Tata Communications recently participated in the CII National Public Procurement Conclave (NPPC) in Delhi to talk about the importance of the latest digital technologies such as cloud and IoT in accelerating innovation in the public procurement sector, and our role in enabling this platform through enhanced connectivity, efficiency and security. This event followed the launch of the CII – Tata Communications Centre for Digital Transformation earlier this year. The Centre aims to act as a catalyst to accelerate digital change for India by bringing the industry together to spur the adoption of mobile, cloud, the Internet of Things, and champion the cultivation of new talent.
Increased adoption of cloud could help India deliver on-demand, smarter-citizen centric services, and transform the country into a hotbed of innovation.
Buoyed by strong policies, India is racing towards a digital-first economy. To realise this vision, the forward-thinking leadership of the government is building an inclusive technology-enabled society through programmes such as Digital India – bridging the digital divide and boosting online commerce. The good news is, adoption of sophisticated digital technologies is indeed helping India’s businesses and its public ecosystem unlock huge opportunities and transform the nation into a trillion-dollar knowledge economy.
Catalysing this transition is the fast-paced urbanisation, the steady focus on improving infrastructure, and identification of new skills; all propelled by these data-driven technologies.
As the country strives to accelerate its digital transformation journey, cloud is emerging as a critical national infrastructure – just like water, power, gas, roads and transport networks. Data-driven services are becoming fundamental and existential to businesses and society, and in line with this, hybrid cloud platforms are growing to be vital strategic drivers for boosting innovation, efficiency and productivity while helping the country stay relevant in the new normal.
This transformation is not just about digitisation of processes. It’s about creating value for citizens and businesses by leveraging new technologies and building a new way of operation based on smarter systems that enable smarter use of data. It’s about harnessing cloud powered technologies like IoT, AI and advanced analytics, bringing about a tangible difference in the way people and businesses work and operate. It’s about improving lives by ushering in societal and economic progress at an unprecedented pace, to stay ahead of the curve.
According to Gartner, hybrid cloud solutions will drive the overall cloud adoption in India. The public cloud services market in India is already on an upward trajectory – reaching $1.8 billion in 2017, up from $1.3 billion in 2016. By 2020, this figure is expected to reach $4.1 billion. While the base may be low today, this growth has the power to transform businesses, governments and cities – paving the way for smarter enterprises, better healthcare, efficient agriculture and better education, among others. Small and large enterprises too are able to improve their ROI significantly because of the efficiency and flexibility it brings. For instance, we have enough case studies to show that technology is truly transforming the supply chain business in ways previously unimagined. Farmers, in different parts of the world, can now connect with potential buyers and get market pricing via text messages to inform production planning. This could significantly change the agriculture sector in India.

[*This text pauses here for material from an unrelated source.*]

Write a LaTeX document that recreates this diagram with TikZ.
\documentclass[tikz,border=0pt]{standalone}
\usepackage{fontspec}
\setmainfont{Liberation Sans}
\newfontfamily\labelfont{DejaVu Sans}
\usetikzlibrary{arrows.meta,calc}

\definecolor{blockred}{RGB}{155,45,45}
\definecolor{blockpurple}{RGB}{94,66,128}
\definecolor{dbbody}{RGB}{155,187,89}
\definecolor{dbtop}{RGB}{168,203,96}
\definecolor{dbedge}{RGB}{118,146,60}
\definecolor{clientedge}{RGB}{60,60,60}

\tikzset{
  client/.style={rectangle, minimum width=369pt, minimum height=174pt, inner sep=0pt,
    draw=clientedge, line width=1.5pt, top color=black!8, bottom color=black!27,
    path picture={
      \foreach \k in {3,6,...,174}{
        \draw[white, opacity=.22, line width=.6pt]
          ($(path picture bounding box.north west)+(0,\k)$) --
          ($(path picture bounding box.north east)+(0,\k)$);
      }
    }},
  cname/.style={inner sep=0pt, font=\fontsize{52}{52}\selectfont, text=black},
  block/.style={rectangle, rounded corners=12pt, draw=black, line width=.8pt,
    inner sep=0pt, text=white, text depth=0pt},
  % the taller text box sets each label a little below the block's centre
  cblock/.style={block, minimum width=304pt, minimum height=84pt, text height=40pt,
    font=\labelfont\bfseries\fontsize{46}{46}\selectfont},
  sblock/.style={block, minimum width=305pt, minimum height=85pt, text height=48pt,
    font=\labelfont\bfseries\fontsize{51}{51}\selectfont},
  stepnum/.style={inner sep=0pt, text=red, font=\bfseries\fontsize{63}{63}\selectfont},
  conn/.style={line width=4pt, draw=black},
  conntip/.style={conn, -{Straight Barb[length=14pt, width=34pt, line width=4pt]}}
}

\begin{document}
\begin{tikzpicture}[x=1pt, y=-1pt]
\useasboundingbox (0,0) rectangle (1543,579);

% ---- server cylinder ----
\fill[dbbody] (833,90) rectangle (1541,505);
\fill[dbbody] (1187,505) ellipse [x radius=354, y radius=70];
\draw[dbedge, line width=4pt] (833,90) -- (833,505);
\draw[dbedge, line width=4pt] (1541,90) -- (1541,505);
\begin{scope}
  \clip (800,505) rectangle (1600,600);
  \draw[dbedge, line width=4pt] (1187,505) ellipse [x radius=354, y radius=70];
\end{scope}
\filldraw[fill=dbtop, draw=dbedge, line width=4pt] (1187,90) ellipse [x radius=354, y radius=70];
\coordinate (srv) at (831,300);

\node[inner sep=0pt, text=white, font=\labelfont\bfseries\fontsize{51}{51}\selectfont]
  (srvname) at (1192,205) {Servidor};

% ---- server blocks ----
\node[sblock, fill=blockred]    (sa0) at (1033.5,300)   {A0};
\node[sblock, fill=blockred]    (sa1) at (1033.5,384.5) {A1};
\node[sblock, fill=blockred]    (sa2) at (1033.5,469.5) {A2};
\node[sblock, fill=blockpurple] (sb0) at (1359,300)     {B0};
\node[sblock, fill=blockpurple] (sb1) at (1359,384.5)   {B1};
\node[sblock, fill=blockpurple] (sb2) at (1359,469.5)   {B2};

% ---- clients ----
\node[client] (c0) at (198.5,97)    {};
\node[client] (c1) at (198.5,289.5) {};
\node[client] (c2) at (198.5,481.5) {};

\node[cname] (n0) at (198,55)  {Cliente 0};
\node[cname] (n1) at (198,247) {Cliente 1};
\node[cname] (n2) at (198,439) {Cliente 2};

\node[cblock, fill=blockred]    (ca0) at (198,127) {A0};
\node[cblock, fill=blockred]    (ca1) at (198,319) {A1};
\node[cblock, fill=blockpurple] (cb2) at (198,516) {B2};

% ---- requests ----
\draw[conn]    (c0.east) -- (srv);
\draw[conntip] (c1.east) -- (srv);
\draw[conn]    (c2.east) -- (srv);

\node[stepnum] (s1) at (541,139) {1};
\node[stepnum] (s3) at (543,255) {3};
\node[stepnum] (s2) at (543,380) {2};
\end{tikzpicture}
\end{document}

No doubt, as per the government’s intention, embracing sophisticated cloud technologies will turn the country’s digital infrastructure into a core utility to every citizen, improve governance and services on demand while leading digital empowerment of people. We can expect this to drive access to high speed internet, unique authentication, citizen participation in the financial space, easy access to common service centres and through the implementation of right policies, a safer cyber space.
However, while the cloud is getting ubiquitous, there is still a long way to go. We need to ensure the country fares well in its overall cloud computing readiness, in terms of privacy laws, cybersecurity laws, and broadband infrastructure. According to the 2018 BSA Global Cloud Computing Scorecard, which ranks countries’ preparedness for the adoption and growth of cloud computing services, India ranks 20th out of 24 in the list primarily because of lack of data protection and privacy rules. Clearly, there is a strong need for policymakers and cloud service providers to come together and build a national framework that addresses these key policy areas.
We are on the right path though, with national initiatives like MeghRaj, aimed at hosting various government applications and services on the cloud. Saving the government from the burden of building additional digital infrastructure, such cloud platforms are helping leaders to adopt better governance through efficient citizen centric services. Working together with private enterprises, there is tremendous scope to ensure the right policies and risk and compliance systems are built in, so we adhere to international standards of data protection and privacy to alleviate typical adoption barriers. This will ensure heightened collaboration within the public-private industry ecosystem and turn the country into a hotbed of innovation, boosting borderless growth, higher productivity, and agility.